As part of those changes, the House Committees — which used to receive nearly $160,000 from the Council — now apply directly to the funding board for money. Even with that significant line item removed from its budget, the UC nonetheless requested slightly more funding than last year.
The Council’s Finance Committee, which faced a budget shortfall for much of last year, will receive $345,000 in funding, up from $295,000 last year, a welcome development for UC leaders who said in the spring they were optimistic that the changes to the activities fee would improve their ability to meet grant requests.
During the debate over the budget, Council members presented multiple amendments in order to ensure that the Finance Committee would not be forced to make large across-the-board cuts to grants or tap into the UC’s Emergency Fund, as it had to do last year.

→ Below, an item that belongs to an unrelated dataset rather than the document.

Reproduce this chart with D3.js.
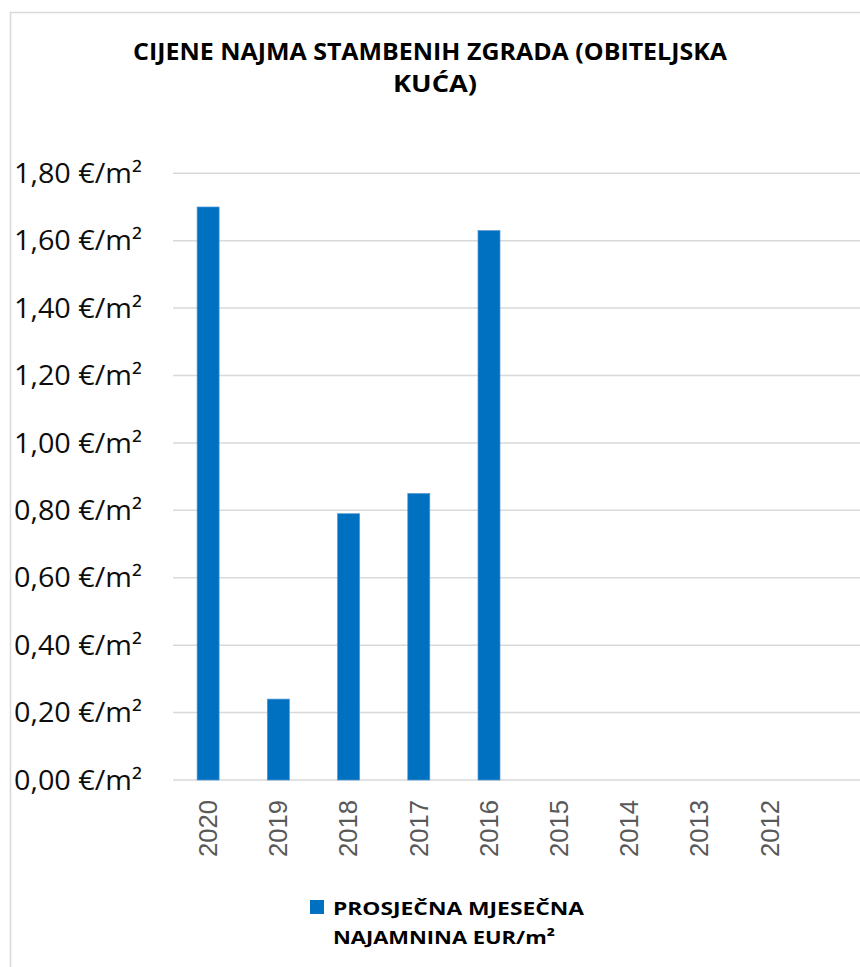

One ultimately successful amendment, proposed by new finance committee chair Gevin B. Reynolds ’19, called for the Council to re-allocate $25,000 of the proposed increase in the UC’s burst fund to the committee instead.
UC Treasurer Nadine M. Khoury ’20, who wrote the budget and presented it to the funding board last Thursday, said the substantial increase in grant requests last year necessitated a boost in funding to the finance committee.
“Applications have skyrocketed over the past year alone,” Khoury said. “We have huge demand for student groups all over the campus.”
“And it’s amazing because people know what the UC is doing and want to be involved,” she added.
The Phillips Brooks House Association will also gain from the Council’s revenue increase, with annual UC allocations to the service organization rising from $30,000 to $35,000.
Sunday’s general meeting was the first of the Council’s term this semester. Toughly two dozen new representatives recently joined the body after nearly half of members elected in the spring graduated, resigned, or lost their seats in elections over the past few months.